God’s unconditional love for us demands only one proper response from us, in return our unconditional love for  Him. The truth that today’s gospel shows us is that mature faith consists not in how much God attends to our immediate needs, but in how willing we are to serve God unconditionally, without counting the cost. Being true and faithful disciples. Let us today join the apostles and the whole Church in asking the Lord to increase our faith.

I am sure we all struggle with our faith at some time or another. When God unexpectedly intervened in my life and brought me back to the practice of the Faith after 10 years , I had many questions. Some were resolved. Some are still ongoing! Even when I was away from the Church during those years I still believed in God. The problem was that my faith in God had decreased over the years until it was as good as lost. That’s a dangerous place to be in.   
So I think that a good starting point is to recognize that faith - is a gift to us from God.  It is grace. That is, a free share in God’s divine life.  The seed of faith has been given to each of here. With this seed of faith we can do amazing things – move mulberry trees as the Gospel says! All we need to do is to accept the gift of faith and to understand it. We need to do the things that we are expected to do, the things Jesus asks us to do – love God and our neighbour as ourselves. If we work at these things, we will be increasing our faith. It is expected of us.
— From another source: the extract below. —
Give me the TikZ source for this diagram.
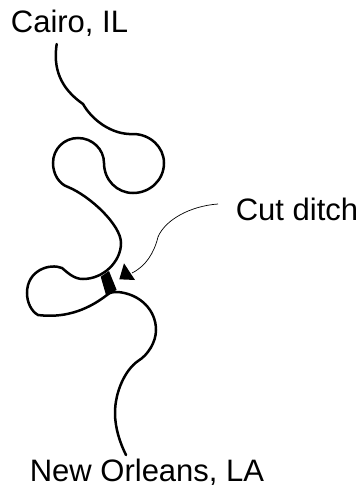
\documentclass[tikz,border=0pt]{standalone}
\usepackage{fontspec}
\setmainfont{Liberation Sans}
\usetikzlibrary{positioning}
\tikzset{
	river/.style={line width=2.5pt, line cap=round},
	place/.style={inner sep=0pt, anchor=base, font=\fontsize{31}{34}\selectfont},
}
\begin{document}
\begin{tikzpicture}[x=1pt, y=-1pt]
	\useasboundingbox (0,0) rectangle (361,487);
	\node[place] (cairo) at (69.5,33) {Cairo, IL};
	\node[place] (ditch) at (297,220) {Cut ditch};
	\node[place] (orleans) at (147,481) {New Orleans, LA};
	\coordinate (top) at (56.7,44);
	\coordinate (bottom) at (126,455);
	\coordinate (ditchend) at (218,204);
	\coordinate (tip) at (132,273);
	
	\draw[river] (top) .. controls (53,68) and (60,88) .. (83,104)
		.. controls (92,120) and (112,135) .. (133,134)
		.. controls (150,134) and (164,147) .. (164,163)
		.. controls (164,180) and (150,193) .. (133,193)
		.. controls (117,193) and (104,180) .. (104,163)
		.. controls (104,149) and (92,138) .. (78,138)
		.. controls (64,138) and (53,149) .. (53,163)
		.. controls (53,174) and (59,184) .. (68,187)
		.. controls (90,196) and (121,225) .. (121,243)
		.. controls (121,262) and (103,279) .. (83,279)
		.. controls (74,279) and (68,273) .. (62,268)
		.. controls (50,263) and (27,270) .. (27,293)
		.. controls (27,302) and (31,311) .. (38,315)
		.. controls (62,318) and (85,312) .. (107,295)
		.. controls (110,292) and (114,292) .. (118,292)
		.. controls (140,294) and (156,310) .. (156,330)
		.. controls (156,342) and (148,355) .. (138,361)
		.. controls (125,370) and (115,392) .. (115,413)
		.. controls (115,428) and (120,443) .. (bottom);
	\fill (100.7,276.7) -- (109,271) -- (116.7,290) -- (106,295) -- cycle;
	\draw[line width=0.7pt] (ditchend) .. controls (190,206) and (165,220) .. (158,237)
		.. controls (154,253) and (146,266) .. (tip);
	\fill (124,263.3) -- (119.3,279.3) -- (135,280) -- cycle;
\end{tikzpicture}
\end{document}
We are coming now to the end of the Year of Faith proclaimed by Pope Emeritus Benedict some months before he resigned. So let us think this week about how we are doing in what is expected of us. Perhaps some type of examination of conscience now, while we are here:
·       What steps have we taken in the past year to develop our faith?  
·   Have we been on retreat, if our circumstances or finances permit it?
·       Perhaps a day of recollection?  
·       Spent more and regular time in prayer every day?
·       Frequent recourse to the sacrament of reconciliation (Confession?)
·       Read our Bible more?
·       Studied our Catechism to learn more about the teachings  of our beautiful Catholic faith?
·       Kept a spiritual journal?  
·       Or spent some time with Fr Roger or myself,  to share what the Lord is doing in my life and discern what more he might want of me? 

These are some of the ordinary means through which the Lord increases our faith, if we but make time for him. Sunday Mass every Sunday without fail is important, but in a way it’s not enough. We have to actively live our faith from one Sunday to another. Faith is like a muscle.  We have to exercise it for it to grow! To get a Holy Six Pack!

To begin in these areas- of our examination of conscience-  is to plant the smallest of seeds, from which great works of faith can be accomplished. As Paul said in his letter to Timothy,  ‘you have been trusted to look after something precious; guard it with the help of the Holy Spirit.’